- Your task
Pictures stay out of the copy. Please reproduce only the lines between the one holding "Output the LaTeX" and the one holding "ax2 = ax.twinx()", inclusive.

§

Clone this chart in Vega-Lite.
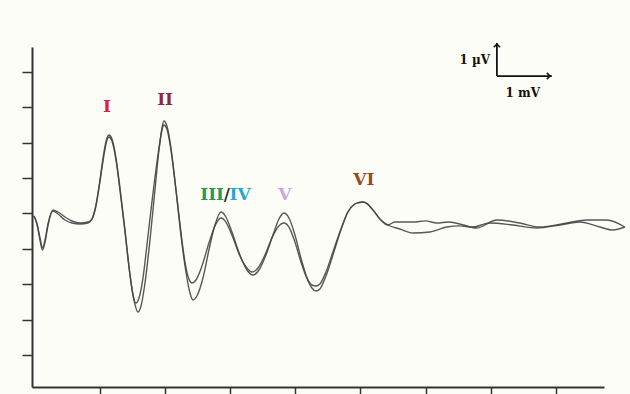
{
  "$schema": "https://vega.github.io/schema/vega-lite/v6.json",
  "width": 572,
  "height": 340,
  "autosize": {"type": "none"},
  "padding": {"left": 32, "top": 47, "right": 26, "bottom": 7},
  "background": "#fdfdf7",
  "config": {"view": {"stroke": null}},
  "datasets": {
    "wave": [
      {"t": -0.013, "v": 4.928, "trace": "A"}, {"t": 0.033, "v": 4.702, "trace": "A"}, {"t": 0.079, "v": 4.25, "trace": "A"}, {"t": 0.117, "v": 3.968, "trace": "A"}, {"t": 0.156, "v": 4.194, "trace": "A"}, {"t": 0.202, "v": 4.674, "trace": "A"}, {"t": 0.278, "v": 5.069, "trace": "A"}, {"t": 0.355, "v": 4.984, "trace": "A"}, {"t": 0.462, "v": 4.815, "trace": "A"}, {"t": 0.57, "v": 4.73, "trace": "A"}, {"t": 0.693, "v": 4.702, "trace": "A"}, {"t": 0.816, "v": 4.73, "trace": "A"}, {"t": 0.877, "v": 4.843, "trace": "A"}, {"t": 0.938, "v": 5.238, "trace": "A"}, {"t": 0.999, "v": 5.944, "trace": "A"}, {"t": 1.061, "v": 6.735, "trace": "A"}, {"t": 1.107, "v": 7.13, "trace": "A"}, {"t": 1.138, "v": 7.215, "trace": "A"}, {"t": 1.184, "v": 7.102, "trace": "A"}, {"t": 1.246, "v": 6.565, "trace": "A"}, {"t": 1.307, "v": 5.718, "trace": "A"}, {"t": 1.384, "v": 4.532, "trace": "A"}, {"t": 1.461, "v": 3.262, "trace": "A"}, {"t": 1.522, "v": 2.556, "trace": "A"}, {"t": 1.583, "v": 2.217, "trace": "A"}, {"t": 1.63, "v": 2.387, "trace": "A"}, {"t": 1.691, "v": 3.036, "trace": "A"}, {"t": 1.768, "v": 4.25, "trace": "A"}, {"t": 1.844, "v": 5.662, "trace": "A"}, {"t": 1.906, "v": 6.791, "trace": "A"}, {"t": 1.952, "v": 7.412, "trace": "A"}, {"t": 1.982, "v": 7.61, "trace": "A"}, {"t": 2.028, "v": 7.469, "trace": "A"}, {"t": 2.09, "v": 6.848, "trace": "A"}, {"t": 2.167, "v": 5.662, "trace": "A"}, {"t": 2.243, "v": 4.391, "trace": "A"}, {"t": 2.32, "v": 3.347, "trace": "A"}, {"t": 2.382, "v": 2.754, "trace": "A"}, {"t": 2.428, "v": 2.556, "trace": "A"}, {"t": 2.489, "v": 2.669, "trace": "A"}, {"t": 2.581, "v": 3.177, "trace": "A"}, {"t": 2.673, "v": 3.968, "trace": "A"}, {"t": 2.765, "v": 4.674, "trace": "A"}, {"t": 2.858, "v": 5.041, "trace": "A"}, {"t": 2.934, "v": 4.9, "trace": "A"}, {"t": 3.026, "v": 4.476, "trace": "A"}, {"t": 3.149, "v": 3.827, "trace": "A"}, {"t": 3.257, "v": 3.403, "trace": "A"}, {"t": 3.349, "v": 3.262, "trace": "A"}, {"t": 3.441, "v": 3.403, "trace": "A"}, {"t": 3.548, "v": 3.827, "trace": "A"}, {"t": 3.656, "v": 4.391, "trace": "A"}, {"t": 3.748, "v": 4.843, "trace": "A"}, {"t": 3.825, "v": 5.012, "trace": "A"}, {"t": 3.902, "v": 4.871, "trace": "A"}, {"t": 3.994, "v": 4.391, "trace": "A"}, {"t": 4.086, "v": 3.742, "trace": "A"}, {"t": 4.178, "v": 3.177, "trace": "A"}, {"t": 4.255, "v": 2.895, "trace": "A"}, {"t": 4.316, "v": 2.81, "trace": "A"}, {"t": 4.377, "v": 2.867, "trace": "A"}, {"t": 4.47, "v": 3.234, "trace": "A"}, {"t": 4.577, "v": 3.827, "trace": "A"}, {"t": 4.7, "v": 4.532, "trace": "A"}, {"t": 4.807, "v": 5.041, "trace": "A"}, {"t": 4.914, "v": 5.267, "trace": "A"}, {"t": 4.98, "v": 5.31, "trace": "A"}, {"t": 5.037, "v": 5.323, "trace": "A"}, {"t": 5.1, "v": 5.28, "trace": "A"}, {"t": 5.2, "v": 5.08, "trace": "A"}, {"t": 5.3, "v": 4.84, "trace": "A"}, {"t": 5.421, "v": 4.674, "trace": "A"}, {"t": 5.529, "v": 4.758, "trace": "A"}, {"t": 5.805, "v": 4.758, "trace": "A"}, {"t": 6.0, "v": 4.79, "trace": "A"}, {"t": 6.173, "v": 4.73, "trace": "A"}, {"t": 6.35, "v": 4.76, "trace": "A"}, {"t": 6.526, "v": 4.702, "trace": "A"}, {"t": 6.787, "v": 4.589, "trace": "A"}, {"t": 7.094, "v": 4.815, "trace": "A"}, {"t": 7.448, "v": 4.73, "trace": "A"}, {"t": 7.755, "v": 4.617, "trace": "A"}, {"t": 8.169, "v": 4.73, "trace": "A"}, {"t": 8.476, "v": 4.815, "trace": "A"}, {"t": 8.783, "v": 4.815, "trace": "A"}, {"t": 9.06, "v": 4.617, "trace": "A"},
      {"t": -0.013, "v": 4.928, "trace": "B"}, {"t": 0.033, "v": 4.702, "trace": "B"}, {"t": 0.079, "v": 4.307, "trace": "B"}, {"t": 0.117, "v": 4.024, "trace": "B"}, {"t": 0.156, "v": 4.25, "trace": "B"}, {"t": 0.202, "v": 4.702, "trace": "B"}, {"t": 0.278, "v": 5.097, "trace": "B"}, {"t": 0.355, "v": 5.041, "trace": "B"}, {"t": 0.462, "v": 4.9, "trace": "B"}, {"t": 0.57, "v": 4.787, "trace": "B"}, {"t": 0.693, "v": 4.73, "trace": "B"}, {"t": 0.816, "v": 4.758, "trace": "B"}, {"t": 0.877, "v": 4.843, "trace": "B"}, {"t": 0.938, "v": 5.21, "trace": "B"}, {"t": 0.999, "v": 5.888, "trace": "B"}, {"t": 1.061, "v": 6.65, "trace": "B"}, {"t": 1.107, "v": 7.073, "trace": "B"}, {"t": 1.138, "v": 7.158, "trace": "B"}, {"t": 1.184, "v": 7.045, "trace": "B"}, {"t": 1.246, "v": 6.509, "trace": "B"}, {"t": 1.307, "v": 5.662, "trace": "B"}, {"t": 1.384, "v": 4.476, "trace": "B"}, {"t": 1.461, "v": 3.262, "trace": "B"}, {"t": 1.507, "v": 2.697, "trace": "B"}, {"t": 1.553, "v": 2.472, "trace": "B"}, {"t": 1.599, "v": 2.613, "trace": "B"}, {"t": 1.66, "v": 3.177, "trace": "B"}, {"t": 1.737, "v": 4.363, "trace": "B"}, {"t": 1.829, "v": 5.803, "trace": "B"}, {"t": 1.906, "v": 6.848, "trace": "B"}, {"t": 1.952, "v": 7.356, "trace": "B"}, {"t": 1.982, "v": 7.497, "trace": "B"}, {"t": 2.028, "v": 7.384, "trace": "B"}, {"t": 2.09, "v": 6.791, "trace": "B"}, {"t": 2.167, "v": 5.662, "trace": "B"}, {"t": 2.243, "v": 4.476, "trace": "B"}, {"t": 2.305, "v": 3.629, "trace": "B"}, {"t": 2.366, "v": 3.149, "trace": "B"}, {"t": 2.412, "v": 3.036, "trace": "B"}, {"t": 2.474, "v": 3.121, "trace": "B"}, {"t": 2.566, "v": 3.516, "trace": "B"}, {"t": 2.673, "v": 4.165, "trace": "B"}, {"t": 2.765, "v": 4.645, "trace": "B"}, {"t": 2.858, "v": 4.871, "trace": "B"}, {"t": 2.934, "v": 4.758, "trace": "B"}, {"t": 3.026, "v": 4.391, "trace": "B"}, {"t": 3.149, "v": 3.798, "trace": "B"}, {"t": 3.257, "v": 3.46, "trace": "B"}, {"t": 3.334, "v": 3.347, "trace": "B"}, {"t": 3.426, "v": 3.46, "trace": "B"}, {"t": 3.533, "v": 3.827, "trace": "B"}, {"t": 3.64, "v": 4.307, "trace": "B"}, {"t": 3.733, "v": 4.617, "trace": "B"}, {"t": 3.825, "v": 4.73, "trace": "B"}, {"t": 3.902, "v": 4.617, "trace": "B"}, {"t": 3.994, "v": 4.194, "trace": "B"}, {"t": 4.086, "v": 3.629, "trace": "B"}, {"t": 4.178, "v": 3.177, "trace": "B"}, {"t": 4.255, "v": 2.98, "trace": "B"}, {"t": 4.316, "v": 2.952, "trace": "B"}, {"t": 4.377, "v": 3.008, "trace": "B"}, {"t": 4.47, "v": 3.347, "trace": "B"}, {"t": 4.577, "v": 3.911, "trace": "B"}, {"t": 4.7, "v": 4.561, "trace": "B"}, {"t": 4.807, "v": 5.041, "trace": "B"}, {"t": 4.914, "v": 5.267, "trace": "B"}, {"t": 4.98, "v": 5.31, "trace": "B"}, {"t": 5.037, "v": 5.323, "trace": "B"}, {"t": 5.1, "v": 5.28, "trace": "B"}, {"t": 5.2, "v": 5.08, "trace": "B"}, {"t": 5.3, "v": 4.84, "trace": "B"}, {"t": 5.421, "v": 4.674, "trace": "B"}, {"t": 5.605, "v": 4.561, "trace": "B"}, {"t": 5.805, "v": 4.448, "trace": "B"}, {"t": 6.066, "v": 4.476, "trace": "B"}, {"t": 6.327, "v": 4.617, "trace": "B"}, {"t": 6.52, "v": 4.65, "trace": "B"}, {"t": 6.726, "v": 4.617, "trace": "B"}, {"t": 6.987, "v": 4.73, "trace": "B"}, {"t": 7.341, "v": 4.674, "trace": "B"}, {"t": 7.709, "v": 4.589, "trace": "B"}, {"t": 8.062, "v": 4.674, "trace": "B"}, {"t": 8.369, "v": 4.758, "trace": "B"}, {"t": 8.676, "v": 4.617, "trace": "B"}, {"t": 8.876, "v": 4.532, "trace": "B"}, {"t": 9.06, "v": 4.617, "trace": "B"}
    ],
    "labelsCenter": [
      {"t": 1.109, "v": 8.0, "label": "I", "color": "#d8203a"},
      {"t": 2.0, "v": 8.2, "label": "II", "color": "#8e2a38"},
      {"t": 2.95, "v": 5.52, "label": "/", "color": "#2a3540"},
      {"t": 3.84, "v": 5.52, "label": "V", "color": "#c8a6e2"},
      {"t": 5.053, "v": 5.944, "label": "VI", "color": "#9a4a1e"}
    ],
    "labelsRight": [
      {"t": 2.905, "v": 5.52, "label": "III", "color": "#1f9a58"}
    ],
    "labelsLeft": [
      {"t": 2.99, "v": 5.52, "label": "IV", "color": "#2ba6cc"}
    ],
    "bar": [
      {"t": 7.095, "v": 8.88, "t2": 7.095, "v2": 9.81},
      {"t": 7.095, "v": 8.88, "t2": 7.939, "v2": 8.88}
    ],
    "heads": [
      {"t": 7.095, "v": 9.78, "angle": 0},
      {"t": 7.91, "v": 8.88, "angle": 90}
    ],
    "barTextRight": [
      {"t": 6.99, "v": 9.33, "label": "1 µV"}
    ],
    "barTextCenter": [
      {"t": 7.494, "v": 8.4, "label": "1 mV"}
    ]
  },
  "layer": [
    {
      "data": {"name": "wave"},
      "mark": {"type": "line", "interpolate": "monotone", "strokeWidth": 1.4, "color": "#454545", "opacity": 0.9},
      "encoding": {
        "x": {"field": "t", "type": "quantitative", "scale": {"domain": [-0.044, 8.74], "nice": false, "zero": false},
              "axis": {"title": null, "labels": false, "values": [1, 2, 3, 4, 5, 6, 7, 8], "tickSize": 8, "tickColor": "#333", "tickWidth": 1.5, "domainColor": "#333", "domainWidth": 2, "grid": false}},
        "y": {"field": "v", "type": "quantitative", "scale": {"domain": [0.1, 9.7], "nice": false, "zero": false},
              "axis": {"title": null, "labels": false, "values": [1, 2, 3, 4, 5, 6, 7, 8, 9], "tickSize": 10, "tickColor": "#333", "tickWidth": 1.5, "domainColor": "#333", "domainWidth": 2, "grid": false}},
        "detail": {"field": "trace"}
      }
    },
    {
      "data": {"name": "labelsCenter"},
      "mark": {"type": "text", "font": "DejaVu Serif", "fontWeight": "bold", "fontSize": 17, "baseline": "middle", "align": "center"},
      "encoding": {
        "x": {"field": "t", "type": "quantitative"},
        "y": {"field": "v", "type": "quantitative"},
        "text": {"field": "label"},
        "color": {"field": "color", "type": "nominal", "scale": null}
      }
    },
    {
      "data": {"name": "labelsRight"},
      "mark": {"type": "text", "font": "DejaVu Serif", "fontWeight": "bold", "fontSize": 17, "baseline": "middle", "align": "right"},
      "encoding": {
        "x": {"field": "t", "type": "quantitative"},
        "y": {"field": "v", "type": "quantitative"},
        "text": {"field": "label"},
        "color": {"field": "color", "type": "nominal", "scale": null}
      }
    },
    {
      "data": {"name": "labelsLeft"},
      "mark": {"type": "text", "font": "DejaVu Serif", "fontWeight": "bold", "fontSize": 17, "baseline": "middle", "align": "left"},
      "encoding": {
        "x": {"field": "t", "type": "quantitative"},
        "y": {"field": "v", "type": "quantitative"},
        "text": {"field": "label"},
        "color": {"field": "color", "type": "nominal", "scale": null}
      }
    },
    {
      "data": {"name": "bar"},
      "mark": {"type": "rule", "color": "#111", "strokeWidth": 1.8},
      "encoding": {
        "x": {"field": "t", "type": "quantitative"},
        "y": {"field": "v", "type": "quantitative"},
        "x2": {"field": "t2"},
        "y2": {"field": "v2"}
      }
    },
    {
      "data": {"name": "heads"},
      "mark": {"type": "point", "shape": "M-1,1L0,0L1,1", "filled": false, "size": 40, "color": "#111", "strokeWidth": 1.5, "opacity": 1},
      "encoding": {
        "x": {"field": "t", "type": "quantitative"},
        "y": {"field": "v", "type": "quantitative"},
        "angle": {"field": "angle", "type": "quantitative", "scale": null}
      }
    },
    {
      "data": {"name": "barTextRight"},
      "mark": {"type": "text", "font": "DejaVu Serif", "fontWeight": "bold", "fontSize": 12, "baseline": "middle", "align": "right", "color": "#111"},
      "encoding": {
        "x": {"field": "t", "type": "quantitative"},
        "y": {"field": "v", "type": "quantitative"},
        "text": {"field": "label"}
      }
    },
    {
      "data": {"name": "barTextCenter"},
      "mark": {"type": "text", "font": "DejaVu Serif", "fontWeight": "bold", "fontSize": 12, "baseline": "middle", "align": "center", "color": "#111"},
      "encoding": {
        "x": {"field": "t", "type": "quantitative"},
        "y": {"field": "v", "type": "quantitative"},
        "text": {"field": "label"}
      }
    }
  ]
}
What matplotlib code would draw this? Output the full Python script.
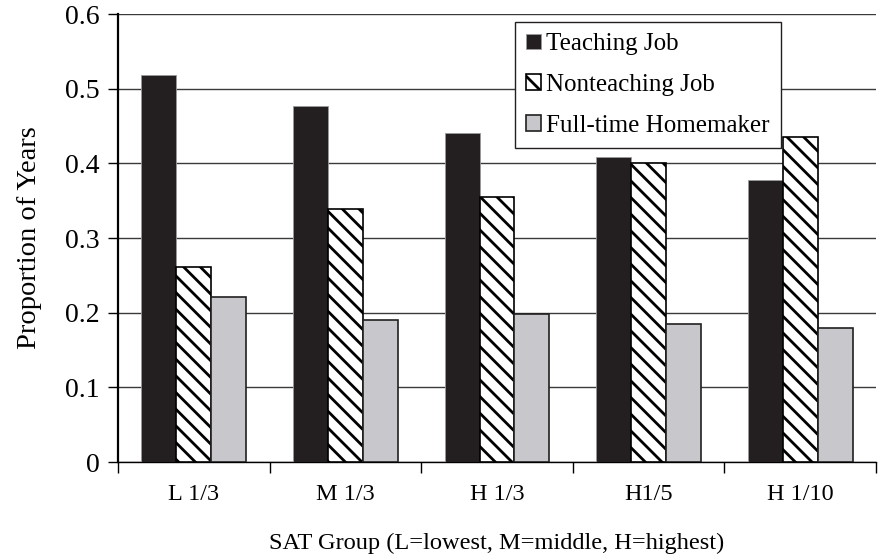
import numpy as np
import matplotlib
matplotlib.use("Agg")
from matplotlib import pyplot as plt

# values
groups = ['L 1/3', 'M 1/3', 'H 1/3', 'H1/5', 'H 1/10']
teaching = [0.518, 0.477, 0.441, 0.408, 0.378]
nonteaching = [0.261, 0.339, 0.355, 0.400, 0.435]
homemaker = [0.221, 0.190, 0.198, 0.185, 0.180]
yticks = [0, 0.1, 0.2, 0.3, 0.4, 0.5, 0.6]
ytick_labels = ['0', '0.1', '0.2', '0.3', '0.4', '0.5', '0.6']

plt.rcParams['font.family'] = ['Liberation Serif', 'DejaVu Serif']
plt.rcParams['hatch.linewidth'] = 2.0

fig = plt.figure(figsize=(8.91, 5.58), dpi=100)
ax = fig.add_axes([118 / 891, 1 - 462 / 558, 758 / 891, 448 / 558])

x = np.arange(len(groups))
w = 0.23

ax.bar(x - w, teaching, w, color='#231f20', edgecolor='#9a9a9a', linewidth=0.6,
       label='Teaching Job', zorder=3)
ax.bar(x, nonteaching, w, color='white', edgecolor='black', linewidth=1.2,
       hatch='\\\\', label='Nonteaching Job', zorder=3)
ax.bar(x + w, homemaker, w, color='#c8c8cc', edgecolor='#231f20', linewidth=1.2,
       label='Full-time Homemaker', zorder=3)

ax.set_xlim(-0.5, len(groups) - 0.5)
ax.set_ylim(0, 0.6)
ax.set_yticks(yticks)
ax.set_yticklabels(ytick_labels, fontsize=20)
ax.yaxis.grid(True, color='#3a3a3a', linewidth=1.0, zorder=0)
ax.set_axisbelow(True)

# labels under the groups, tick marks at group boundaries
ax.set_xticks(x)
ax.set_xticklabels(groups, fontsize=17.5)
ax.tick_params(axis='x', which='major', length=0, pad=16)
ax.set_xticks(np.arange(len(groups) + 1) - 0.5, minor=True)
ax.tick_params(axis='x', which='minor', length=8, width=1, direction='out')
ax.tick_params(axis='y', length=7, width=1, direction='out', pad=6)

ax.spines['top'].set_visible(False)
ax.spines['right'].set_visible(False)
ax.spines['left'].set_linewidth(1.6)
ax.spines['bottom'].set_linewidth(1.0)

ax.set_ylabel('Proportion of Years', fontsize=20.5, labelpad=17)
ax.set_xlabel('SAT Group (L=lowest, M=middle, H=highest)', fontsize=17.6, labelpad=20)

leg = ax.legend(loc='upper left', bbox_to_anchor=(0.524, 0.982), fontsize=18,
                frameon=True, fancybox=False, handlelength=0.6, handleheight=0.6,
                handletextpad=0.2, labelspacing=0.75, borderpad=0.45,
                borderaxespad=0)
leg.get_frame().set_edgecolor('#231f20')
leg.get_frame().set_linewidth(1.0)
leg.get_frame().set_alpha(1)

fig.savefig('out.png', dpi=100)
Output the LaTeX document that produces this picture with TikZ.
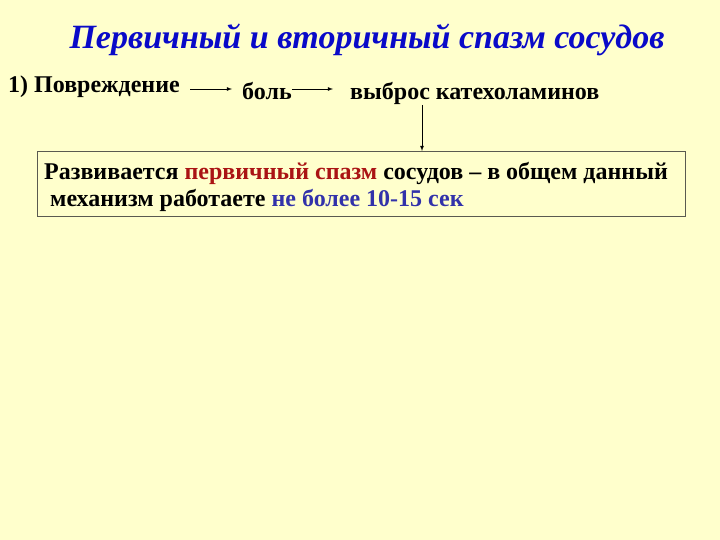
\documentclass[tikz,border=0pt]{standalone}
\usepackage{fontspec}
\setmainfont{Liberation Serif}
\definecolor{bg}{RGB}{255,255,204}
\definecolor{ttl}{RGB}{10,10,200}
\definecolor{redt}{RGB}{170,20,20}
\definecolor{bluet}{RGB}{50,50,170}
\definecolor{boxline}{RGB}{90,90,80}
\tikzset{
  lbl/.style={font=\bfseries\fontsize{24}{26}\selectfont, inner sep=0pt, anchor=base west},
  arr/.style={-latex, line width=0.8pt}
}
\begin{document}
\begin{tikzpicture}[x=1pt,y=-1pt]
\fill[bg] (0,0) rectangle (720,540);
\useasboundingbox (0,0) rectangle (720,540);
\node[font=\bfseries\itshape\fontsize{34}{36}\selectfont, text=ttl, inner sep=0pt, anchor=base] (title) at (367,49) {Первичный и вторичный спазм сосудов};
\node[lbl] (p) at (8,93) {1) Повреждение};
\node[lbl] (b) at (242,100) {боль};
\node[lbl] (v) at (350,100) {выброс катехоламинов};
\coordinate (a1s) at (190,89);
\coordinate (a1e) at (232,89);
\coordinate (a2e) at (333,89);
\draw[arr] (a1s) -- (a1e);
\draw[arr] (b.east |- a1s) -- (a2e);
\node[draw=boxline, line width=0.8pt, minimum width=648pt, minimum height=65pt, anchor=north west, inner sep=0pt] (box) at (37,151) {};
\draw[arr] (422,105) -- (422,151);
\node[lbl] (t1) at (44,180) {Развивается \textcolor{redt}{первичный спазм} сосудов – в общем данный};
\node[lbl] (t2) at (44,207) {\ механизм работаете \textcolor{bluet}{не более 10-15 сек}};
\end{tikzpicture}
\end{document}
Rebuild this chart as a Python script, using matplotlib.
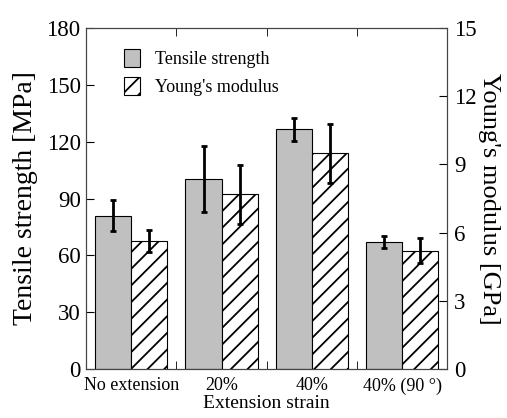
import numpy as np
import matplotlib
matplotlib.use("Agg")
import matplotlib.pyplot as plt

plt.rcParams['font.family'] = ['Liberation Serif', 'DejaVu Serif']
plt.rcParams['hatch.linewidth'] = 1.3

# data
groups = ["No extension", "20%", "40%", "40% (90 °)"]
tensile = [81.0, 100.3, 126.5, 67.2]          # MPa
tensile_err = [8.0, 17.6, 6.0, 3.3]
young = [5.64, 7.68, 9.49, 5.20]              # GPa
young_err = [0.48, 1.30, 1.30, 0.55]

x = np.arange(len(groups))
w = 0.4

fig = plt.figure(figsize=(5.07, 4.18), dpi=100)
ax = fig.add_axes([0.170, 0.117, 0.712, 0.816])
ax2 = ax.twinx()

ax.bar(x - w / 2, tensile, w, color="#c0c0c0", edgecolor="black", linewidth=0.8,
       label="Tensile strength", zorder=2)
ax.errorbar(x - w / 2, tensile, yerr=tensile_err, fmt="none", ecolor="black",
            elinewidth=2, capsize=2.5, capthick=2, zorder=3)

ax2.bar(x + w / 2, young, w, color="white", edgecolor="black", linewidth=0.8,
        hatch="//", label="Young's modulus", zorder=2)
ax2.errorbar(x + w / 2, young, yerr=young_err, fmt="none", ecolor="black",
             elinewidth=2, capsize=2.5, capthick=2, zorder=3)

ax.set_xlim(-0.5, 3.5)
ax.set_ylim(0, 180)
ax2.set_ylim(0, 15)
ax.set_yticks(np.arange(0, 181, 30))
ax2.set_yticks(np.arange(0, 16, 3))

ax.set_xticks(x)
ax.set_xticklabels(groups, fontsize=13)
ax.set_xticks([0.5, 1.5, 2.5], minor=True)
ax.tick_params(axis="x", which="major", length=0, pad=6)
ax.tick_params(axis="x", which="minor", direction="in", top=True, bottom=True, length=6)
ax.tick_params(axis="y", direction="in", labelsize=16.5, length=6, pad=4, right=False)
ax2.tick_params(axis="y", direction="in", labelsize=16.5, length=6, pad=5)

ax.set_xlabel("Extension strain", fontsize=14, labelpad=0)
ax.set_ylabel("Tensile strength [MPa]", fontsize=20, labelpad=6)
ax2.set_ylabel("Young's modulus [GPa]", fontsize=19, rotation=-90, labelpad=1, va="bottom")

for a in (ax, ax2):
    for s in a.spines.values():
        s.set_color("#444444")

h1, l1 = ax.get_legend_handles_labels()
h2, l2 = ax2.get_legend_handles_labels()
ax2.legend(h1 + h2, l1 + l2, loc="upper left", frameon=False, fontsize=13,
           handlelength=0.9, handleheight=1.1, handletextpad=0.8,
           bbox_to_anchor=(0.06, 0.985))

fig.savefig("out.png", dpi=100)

§

- Answer to the task
Output the LaTeX document that produces this picture with TikZ.
\documentclass[tikz,border=0pt]{standalone}
\usepackage{fontspec}
\setmainfont{Liberation Serif}
\definecolor{bg}{RGB}{255,255,204}
\definecolor{ttl}{RGB}{10,10,200}
\definecolor{redt}{RGB}{170,20,20}
\definecolor{bluet}{RGB}{50,50,170}
\definecolor{boxline}{RGB}{90,90,80}
\tikzset{
  lbl/.style={font=\bfseries\fontsize{24}{26}\selectfont, inner sep=0pt, anchor=base west},
  arr/.style={-latex, line width=0.8pt}
}
\begin{document}
\begin{tikzpicture}[x=1pt,y=-1pt]
\fill[bg] (0,0) rectangle (720,540);
\useasboundingbox (0,0) rectangle (720,540);
\node[font=\bfseries\itshape\fontsize{34}{36}\selectfont, text=ttl, inner sep=0pt, anchor=base] (title) at (367,49) {Первичный и вторичный спазм сосудов};
\node[lbl] (p) at (8,93) {1) Повреждение};
\node[lbl] (b) at (242,100) {боль};
\node[lbl] (v) at (350,100) {выброс катехоламинов};
\coordinate (a1s) at (190,89);
\coordinate (a1e) at (232,89);
\coordinate (a2e) at (333,89);
\draw[arr] (a1s) -- (a1e);
\draw[arr] (b.east |- a1s) -- (a2e);
\node[draw=boxline, line width=0.8pt, minimum width=648pt, minimum height=65pt, anchor=north west, inner sep=0pt] (box) at (37,151) {};
\draw[arr] (422,105) -- (422,151);
\node[lbl] (t1) at (44,180) {Развивается \textcolor{redt}{первичный спазм} сосудов – в общем данный};
\node[lbl] (t2) at (44,207) {\ механизм работаете \textcolor{bluet}{не более 10-15 сек}};
\end{tikzpicture}
\end{document}
Rebuild this chart as a Python script, using matplotlib.
import numpy as np
import matplotlib
matplotlib.use("Agg")
import matplotlib.pyplot as plt

plt.rcParams['font.family'] = ['Liberation Serif', 'DejaVu Serif']
plt.rcParams['hatch.linewidth'] = 1.3

# data
groups = ["No extension", "20%", "40%", "40% (90 °)"]
tensile = [81.0, 100.3, 126.5, 67.2]          # MPa
tensile_err = [8.0, 17.6, 6.0, 3.3]
young = [5.64, 7.68, 9.49, 5.20]              # GPa
young_err = [0.48, 1.30, 1.30, 0.55]

x = np.arange(len(groups))
w = 0.4

fig = plt.figure(figsize=(5.07, 4.18), dpi=100)
ax = fig.add_axes([0.170, 0.117, 0.712, 0.816])
ax2 = ax.twinx()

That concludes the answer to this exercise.